◆ Aim: Select and reproduce each line of the listing below that bears the string "matplotlib".

◆ Dataset excerpt:

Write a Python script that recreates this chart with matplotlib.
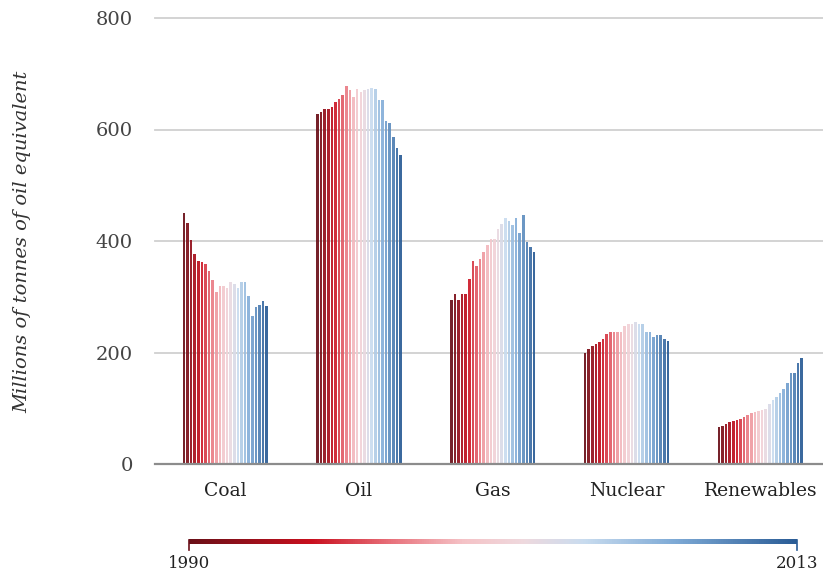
import numpy as np
import matplotlib
matplotlib.use("Agg")
import matplotlib.pyplot as plt
from matplotlib.colors import LinearSegmentedColormap
from matplotlib.lines import Line2D

years = list(range(1990, 2014))
fuels = ["Coal", "Oil", "Gas", "Nuclear", "Renewables"]

coal = [451, 432, 401, 376, 365, 362, 358, 347, 330, 308, 319, 319,
        316, 326, 323, 316, 326, 326, 301, 265, 281, 285, 292, 283]
oil = [628, 631, 636, 637, 641, 649, 655, 662, 678, 670, 659, 672,
       667, 671, 673, 675, 672, 653, 653, 615, 611, 586, 566, 554]
gas = [295, 305, 295, 305, 305, 332, 365, 356, 367, 381, 392, 403,
       403, 421, 430, 441, 436, 429, 441, 414, 447, 399, 390, 381]
nuclear = [199, 206, 212, 216, 218, 224, 234, 237, 237, 237, 237, 248,
           251, 252, 255, 251, 251, 237, 237, 227, 231, 231, 225, 221]
renewables = [66, 68, 72, 75, 77, 79, 81, 85, 88, 92, 93, 95,
              96, 99, 108, 115, 121, 128, 135, 146, 164, 164, 181, 191]

series = [coal, oil, gas, nuclear, renewables]

# red -> pink -> light blue -> blue, like the legend bar
cmap = LinearSegmentedColormap.from_list("years", [
    (0.0, "#6a0f18"), (0.2, "#c90f1e"), (0.33, "#e8707a"),
    (0.45, "#f5c2c6"), (0.55, "#efd9de"), (0.65, "#c9dcef"),
    (0.8, "#7eaad6"), (1.0, "#2a5c96")])

fig = plt.figure(figsize=(8.23, 5.81), dpi=100)
ax = fig.add_axes([155 / 823, 1 - 464 / 581, 668 / 823, 446 / 581])

pitch = 37.15
for i, vals in enumerate(series):
    x = i * pitch + np.arange(len(years))
    colors = [cmap(j / (len(years) - 1)) for j in range(len(years))]
    ax.bar(x, vals, width=0.72, color=colors, linewidth=0, alpha=0.92, zorder=3)

ax.set_xlim(-8, 177.5)
ax.set_ylim(0, 800)
ax.set_yticks([0, 200, 400, 600, 800])
for y in [200, 400, 600, 800]:
    ax.axhline(y, color="#d0d0d0", linewidth=1.3, zorder=1, clip_on=False)
ax.axhline(0, color="#8c8c8c", linewidth=1.6, zorder=4, clip_on=False)

for s in ax.spines.values():
    s.set_visible(False)
ax.tick_params(axis="y", length=0, pad=16, labelsize=14, labelcolor="#444444")
for lab in ax.get_yticklabels():
    lab.set_fontfamily("DejaVu Serif")

centers = [i * pitch + 11.5 for i in range(len(fuels))]
ax.set_xticks(centers)
ax.set_xticklabels(fuels, fontfamily="DejaVu Serif", fontsize=13.5, color="#222222")
ax.tick_params(axis="x", length=0, pad=13)

fig.text(22 / 823, 1 - 242 / 581, "Millions of tonnes of oil equivalent",
         rotation=90, ha="center", va="center", fontfamily="DejaVu Serif",
         style="italic", fontsize=14, color="#333333")

# year legend bar
x0, x1 = 189, 797
cax = fig.add_axes([x0 / 823, 1 - 544 / 581, (x1 - x0) / 823, 5 / 581])
grad = np.linspace(0, 1, 512).reshape(1, -1)
cax.imshow(grad, aspect="auto", cmap=cmap)
cax.axis("off")
for px, c in [(x0, cmap(0.0)), (x1, cmap(1.0))]:
    fig.add_artist(Line2D([px / 823, px / 823], [1 - 540 / 581, 1 - 550 / 581],
                          color=c, linewidth=1.2, transform=fig.transFigure))
fig.text(x0 / 823, 1 - 563 / 581, str(years[0]), ha="center", va="center",
         fontfamily="DejaVu Serif", fontsize=12, color="#222222")
fig.text(x1 / 823, 1 - 563 / 581, str(years[-1]), ha="center", va="center",
         fontfamily="DejaVu Serif", fontsize=12, color="#222222")

fig.savefig("out.png", dpi=100)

◆ Answer to this problem:
Write a Python script that recreates this chart with matplotlib.
import matplotlib
matplotlib.use("Agg")
import matplotlib.pyplot as plt
from matplotlib.colors import LinearSegmentedColormap
from matplotlib.lines import Line2D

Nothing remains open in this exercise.